Response to "Mapping the Big Picture: Integrating Curriculum and Assessment k-12"
According to Heidi Hayes Jacob, curriculum mapping involves much more than a day to day plan instructional and standards based plan for a subject-it is much more the interdependence between long range planning, short-term preparation, and clear communication that is prefaced in a cumulative and interdisciplinary background knowledge of the students’ education. Curriculum mapping must necessarily be contextualized within the micro(classroom) and macro (district) levels of horizontal planning through the course of one academic year and vertical planning that extends throughout the k-12 experience respectively.
Although my alternative middle school’s small size theoretically lends itself to team and interdisciplinary planning-vertical curriculum mapping or for that matter, any type of long –range planning that takes into account academically where the students have been and where they need to arrive has not yet been attempted, (if not avoided.) Quite honestly, given the demographics of our student population, each child being 2-3 years behind grade level-such long-term planning and consideration that vertical curriculum planning requires is often overwhelming at times irrelevant. All too often, we rather employ the type of planning that Jacobs describes as “coming together to formulate lists of objectives, skills, and concepts that are optimum goals for teachers to implement” and “occasionally inspire and focus teachers’ actions” but remain nothing more than “lifeless inventories of isolated skills.” At this point, at best our interdisciplinary team structured planning has adequately accomplished the horizontal method of curriculum mapping.

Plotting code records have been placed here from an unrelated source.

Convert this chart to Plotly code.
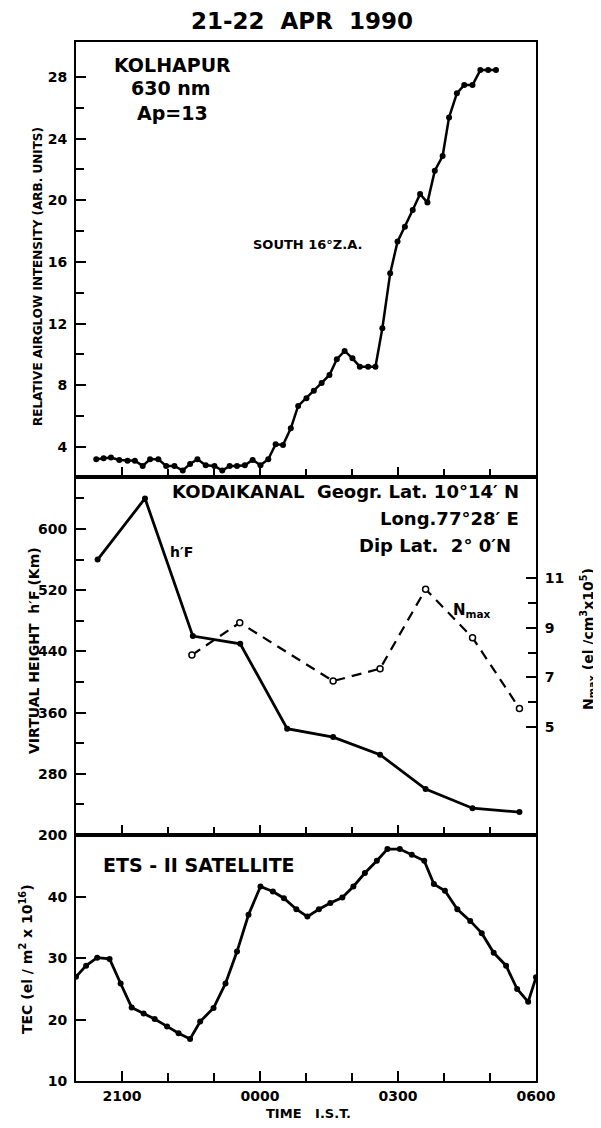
import plotly.graph_objects as go

# ---------------- data (hours after 20:00 IST) ----------------
airglow_time = [0.44, 0.60, 0.76, 0.94, 1.12, 1.28, 1.45, 1.61, 1.79, 1.96, 2.14, 2.32, 2.48, 2.64,
                2.82, 3.01, 3.18, 3.34, 3.50, 3.67, 3.84, 4.01, 4.18, 4.34, 4.50, 4.67, 4.83, 5.01,
                5.17, 5.34, 5.51, 5.67, 5.84, 6.01, 6.17, 6.35, 6.51, 6.66, 6.83, 6.99, 7.15, 7.32,
                7.48, 7.64, 7.80, 7.97, 8.11, 8.28, 8.44, 8.62, 8.79, 8.96, 9.13]
airglow_val = [3.20, 3.27, 3.31, 3.16, 3.11, 3.11, 2.77, 3.20, 3.20, 2.77, 2.77, 2.47, 2.90, 3.20,
               2.81, 2.77, 2.47, 2.77, 2.77, 2.81, 3.16, 2.81, 3.20, 4.17, 4.13, 5.21, 6.66, 7.16,
               7.65, 8.15, 8.67, 9.69, 10.23, 9.75, 9.21, 9.21, 9.21, 11.70, 15.26, 17.32, 18.29, 19.37,
               20.41, 19.85, 21.92, 22.87, 25.38, 26.94, 27.48, 27.48, 28.45, 28.45, 28.45]

hf_time = [0.47, 1.50, 2.54, 3.57, 4.59, 5.59, 6.61, 7.60, 8.62, 9.64]
hf_val = [560, 640, 460, 450, 339, 328, 305, 260, 235, 230]

nmax_time = [2.52, 3.56, 5.59, 6.61, 7.60, 8.62, 9.64]
nmax_val = [7.9, 9.2, 6.85, 7.35, 10.55, 8.6, 5.75]

tec_time = [0.00, 0.22, 0.46, 0.73, 0.97, 1.21, 1.47, 1.71, 1.98, 2.23, 2.48, 2.70, 2.99, 3.25,
            3.50, 3.75, 4.01, 4.28, 4.52, 4.79, 5.03, 5.28, 5.53, 5.79, 6.03, 6.28, 6.54, 6.77,
            7.04, 7.30, 7.57, 7.78, 8.02, 8.29, 8.57, 8.82, 9.08, 9.35, 9.59, 9.83, 10.0]
tec_val = [27.0, 28.8, 30.1, 29.9, 25.9, 22.0, 21.0, 20.1, 18.9, 17.8, 16.85, 19.7, 21.9, 25.9,
           31.1, 37.1, 41.7, 40.9, 39.8, 38.0, 36.8, 38.0, 39.0, 39.9, 41.7, 43.9, 45.9, 47.8,
           47.8, 46.9, 45.9, 42.1, 41.0, 38.0, 36.1, 34.1, 30.9, 28.8, 25.0, 22.9, 26.9]

time_ticks = [1, 4, 7, 10]
time_labels = ["2100", "0000", "0300", "0600"]
time_minor = [2, 3, 5, 6, 8, 9]

airglow_ticks = [4, 8, 12, 16, 20, 24, 28]
airglow_minor = [6, 10, 14, 18, 22, 26]
hf_ticks = [200, 280, 360, 440, 520, 600]
hf_minor = [240, 320, 400, 480, 560, 640]
nmax_ticks = [5, 7, 9, 11]
nmax_minor = [6, 8, 10]
tec_ticks = [10, 20, 30, 40]

# ---------------- layout geometry ----------------
# page body has an 8px margin, so the figure is drawn 8px smaller and all
# reference pixel positions are shifted by OFF.
OFF = 8
W, H = 601 - OFF, 1128 - 2 * OFF
L, R, T, B = 76 - OFF, 536 - OFF, 42 - OFF, 1081 - OFF
PW, PH = R - L, B - T


def px(x):
    return (x - OFF - L) / PW


def py(y):
    return (B - (y - OFF)) / PH


top_dom = [py(477), 1.0]
mid_dom = [py(835), py(477)]
bot_dom = [0.0, py(835)]

FONT = "DejaVu Sans"
tickfont = dict(family=FONT, size=14, color="black", weight="bold")


def minor(vals):
    return dict(tickmode="array", tickvals=vals, ticks="inside", ticklen=8, tickwidth=2,
                tickcolor="black", showgrid=False)


fig = go.Figure()

fig.add_trace(go.Scatter(x=airglow_time, y=airglow_val, xaxis="x3", yaxis="y3", mode="lines+markers",
                         line=dict(color="black", width=2.5), marker=dict(color="black", size=6),
                         showlegend=False))
fig.add_trace(go.Scatter(x=hf_time, y=hf_val, xaxis="x2", yaxis="y2", mode="lines+markers",
                         line=dict(color="black", width=2.8), marker=dict(color="black", size=6),
                         showlegend=False))
fig.add_trace(go.Scatter(x=nmax_time, y=nmax_val, xaxis="x2", yaxis="y4", mode="lines+markers",
                         line=dict(color="black", width=2.2, dash="10px,7px"),
                         marker=dict(color="white", size=6, line=dict(color="black", width=1.5)),
                         showlegend=False))
fig.add_trace(go.Scatter(x=tec_time, y=tec_val, xaxis="x", yaxis="y", mode="lines+markers",
                         line=dict(color="black", width=2.8), marker=dict(color="black", size=6),
                         showlegend=False))

xcommon = dict(range=[0, 10], tickmode="array", tickvals=time_ticks, ticktext=time_labels,
               ticks="inside", ticklen=10, tickwidth=2, tickcolor="black", minor=minor(time_minor),
               showline=True, linecolor="black", linewidth=2, mirror=True, showgrid=False,
               zeroline=False, domain=[0, 1], tickfont=tickfont, ticklabelstandoff=1)
ycommon = dict(tickmode="array", ticks="inside", ticklen=10, tickwidth=2, tickcolor="black",
               showline=True, linecolor="black", linewidth=2, mirror=True, showgrid=False,
               zeroline=False, tickfont=tickfont, ticklabelstandoff=4)

fig.update_layout(
    width=W, height=H,
    margin=dict(l=L, r=W - R, t=T, b=H - B, pad=0, autoexpand=False),
    paper_bgcolor="white", plot_bgcolor="white",
    xaxis=dict(xcommon, anchor="y", showticklabels=True),
    xaxis2=dict(xcommon, anchor="y2", showticklabels=False),
    xaxis3=dict(xcommon, anchor="y3", showticklabels=False),
    yaxis=dict(ycommon, domain=bot_dom, anchor="x", range=[10, 50.1], tickvals=tec_ticks),
    yaxis2=dict(ycommon, domain=mid_dom, anchor="x2", range=[200, 668], tickvals=hf_ticks,
                minor=minor(hf_minor)),
    yaxis3=dict(ycommon, domain=top_dom, anchor="x3", range=[2.05, 30.27], tickvals=airglow_ticks,
                minor=minor(airglow_minor)),
    yaxis4=dict(ycommon, overlaying="y2", side="right", anchor="x2", range=[0.65, 15.07],
                tickvals=nmax_ticks, minor=minor(nmax_minor), mirror=False),
)


def ann(text, x, y, size, xanchor="center", angle=0):
    fig.add_annotation(text=text, x=px(x), y=py(y), xref="paper", yref="paper", showarrow=False,
                       xanchor=xanchor, yanchor="middle", textangle=angle, borderpad=0,
                       font=dict(family=FONT, size=size, color="black", weight="bold"))


ann("21-22  APR  1990", 302, 21, 23)
ann("KOLHAPUR", 172, 65, 19)
ann("630 nm", 171, 88, 19)
ann("Ap=13", 172, 113, 19)
ann("SOUTH 16°Z.A.", 307, 245, 13)
ann("KODAIKANAL  Geogr. Lat. 10°14′ N", 520, 492, 18, xanchor="right")
ann("Long.77°28′ E", 520, 518, 18, xanchor="right")
ann("Dip Lat.  2° 0′N", 512, 545, 18, xanchor="right")
ann("h′F", 181, 552, 14)
ann("N<sub>max</sub>", 472, 610, 15)
ann("ETS - II SATELLITE", 102, 865, 19, xanchor="left")
ann("RELATIVE AIRGLOW INTENSITY (ARB. UNITS)", 38, 277, 12, angle=-90)
ann("VIRTUAL HEIGHT  h′F (Km)", 34, 651, 14, angle=-90)
ann("TEC (el / m<sup>2</sup> x 10<sup>16</sup>)", 26, 959, 14, angle=-90)
ann("N<sub>max</sub> (el /cm<sup>3</sup>x10<sup>5</sup>)", 588, 639, 14, angle=-90)
ann("TIME   I.S.T.", 308, 1113, 13)

fig.write_html("out.html")
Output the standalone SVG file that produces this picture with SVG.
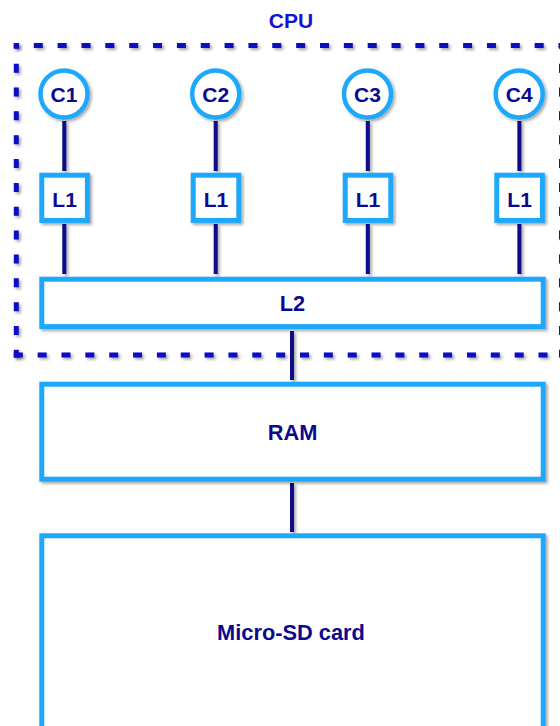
<svg xmlns="http://www.w3.org/2000/svg" width="560" height="726" viewBox="0 0 560 726">
  <defs>
    <filter id="sh" x="-20%" y="-20%" width="140%" height="140%">
      <feDropShadow dx="2" dy="2" stdDeviation="1.5" flood-color="#000" flood-opacity="0.35"/>
    </filter>
    <filter id="shu" filterUnits="userSpaceOnUse" x="0" y="0" width="560" height="726">
      <feDropShadow dx="2" dy="2" stdDeviation="1.5" flood-color="#000" flood-opacity="0.35"/>
    </filter>
  </defs>
  <style>
    .box { fill: #fff; stroke: #1fa9fb; stroke-width: 5; filter: url(#sh); }
    .circ { fill: #fff; stroke: #1fa9fb; stroke-width: 4.5; filter: url(#sh); }
    .lbl { font-family: "Liberation Sans", Arial, sans-serif; font-weight: bold; font-size: 21px; fill: #0a0a8e; text-anchor: middle; }
    .big { font-size: 21.8px; }
    .edge { stroke: #08088c; stroke-width: 4; fill: none; filter: url(#shu); }
    .cpu { fill: none; stroke: #0909c4; stroke-width: 5; stroke-dasharray: 9 14.85; filter: url(#shu); }
    .cpulbl { font-family: "Liberation Sans", Arial, sans-serif; font-weight: bold; font-size: 21px; fill: #1414d2; text-anchor: middle; }
  </style>
  <rect width="560" height="726" fill="#fff"/>

  <g id="cpu">
    <path class="cpu" d="M13.8 45.5 H564" stroke-dashoffset="3.85"/>
    <path class="cpu" d="M16.3 43 V357.5" stroke-dashoffset="3.2"/>
    <path class="cpu" d="M13.8 355 H564"/>
    <path class="cpu" d="M561.5 43 V357.5" stroke-dashoffset="3.2"/>
    <text class="cpulbl" x="291" y="28.3">CPU</text>
  </g>

  <g id="connectors">
    <line class="edge" x1="64.3" y1="121" x2="64.3" y2="171"/>
    <line class="edge" x1="215.7" y1="121" x2="215.7" y2="171"/>
    <line class="edge" x1="367.8" y1="121" x2="367.8" y2="171"/>
    <line class="edge" x1="519.4" y1="121" x2="519.4" y2="171"/>
    <line class="edge" x1="64.3" y1="224" x2="64.3" y2="274"/>
    <line class="edge" x1="215.7" y1="224" x2="215.7" y2="274"/>
    <line class="edge" x1="367.8" y1="224" x2="367.8" y2="274"/>
    <line class="edge" x1="519.4" y1="224" x2="519.4" y2="274"/>
    <line class="edge" x1="292" y1="331" x2="292" y2="380"/>
    <line class="edge" x1="292" y1="483" x2="292" y2="532"/>
  </g>

  <g id="c1"><circle class="circ" cx="64" cy="94" r="23.5"/><text class="lbl" x="64" y="101.6">C1</text></g>
  <g id="c2"><circle class="circ" cx="215.7" cy="94" r="23.5"/><text class="lbl" x="215.7" y="101.6">C2</text></g>
  <g id="c3"><circle class="circ" cx="367.5" cy="94" r="23.5"/><text class="lbl" x="367.5" y="101.6">C3</text></g>
  <g id="c4"><circle class="circ" cx="519.2" cy="94" r="23.5"/><text class="lbl" x="519.2" y="101.6">C4</text></g>

  <g id="l1a"><rect class="box" x="41.8" y="175.2" width="45.6" height="45.2"/><text class="lbl" x="64.6" y="206.6">L1</text></g>
  <g id="l1b"><rect class="box" x="193.2" y="175.2" width="45.6" height="45.2"/><text class="lbl" x="216" y="206.6">L1</text></g>
  <g id="l1c"><rect class="box" x="345.2" y="175.2" width="45.6" height="45.2"/><text class="lbl" x="368" y="206.6">L1</text></g>
  <g id="l1d"><rect class="box" x="496.8" y="175.2" width="45.6" height="45.2"/><text class="lbl" x="519.6" y="206.6">L1</text></g>

  <g id="l2"><rect class="box" x="41.8" y="279.2" width="501.4" height="47.4"/><text class="lbl big" x="292.5" y="310.5">L2</text></g>
  <g id="ram"><rect class="box" x="41.8" y="384.2" width="501.4" height="95"/><text class="lbl big" x="292.5" y="439.5">RAM</text></g>
  <g id="sd"><rect class="box" x="41.8" y="535.8" width="501.4" height="220"/><text class="lbl big" x="291" y="639.5">Micro-SD card</text></g>
</svg>
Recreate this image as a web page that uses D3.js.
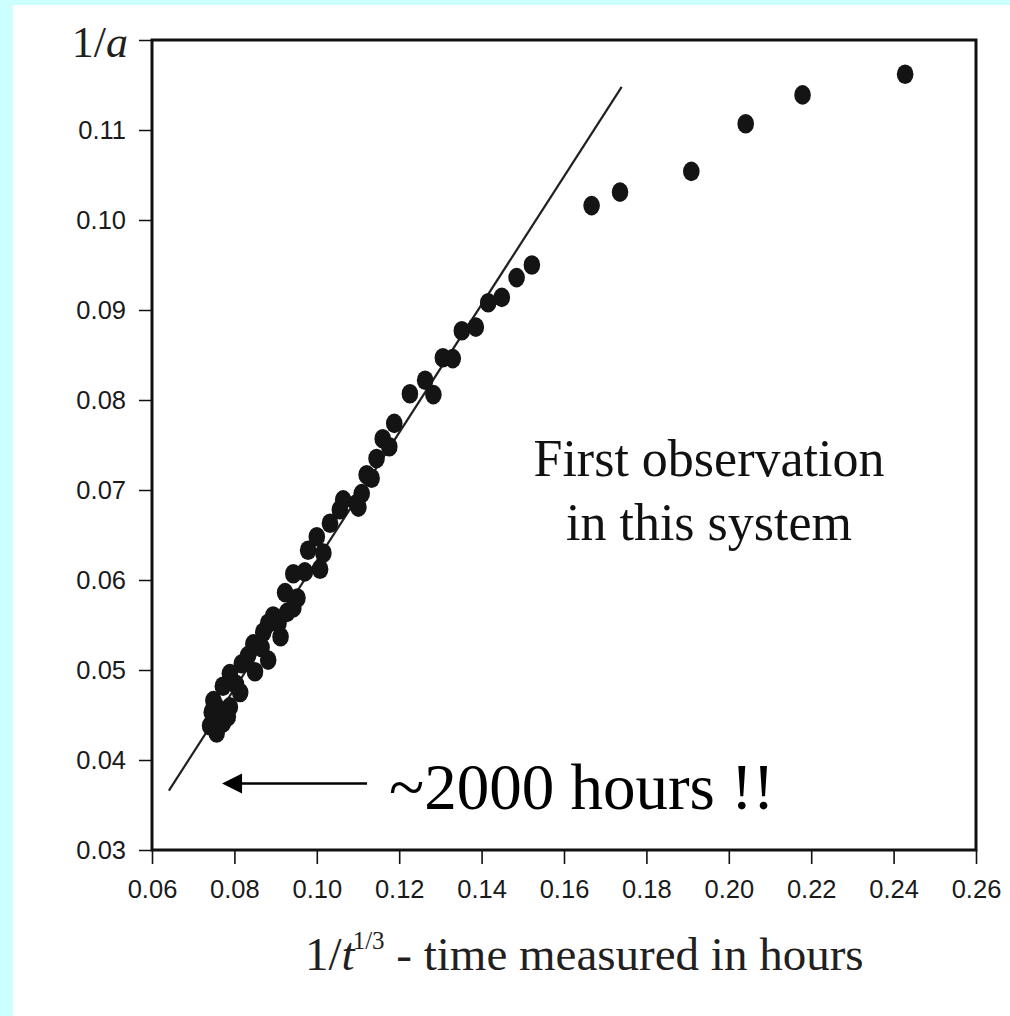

In order to successfully curriculum plan this summer, it will be imperative for us to be focused on not only what is being taught, but of the skills we are addressing along with the assessment of these skills. By focusing on what we need to teach instead of what we teach and deciding what form, how, and over how much time it should be done- we may accomplish the kind of comprehensive curriculum mapping that Susan M. Duke[1] defines in as an “integrated curriculum” that is “multidisciplinary, interdisciplinary, and transdisciplinary,” and truly accomplish the task of ‘mapping.’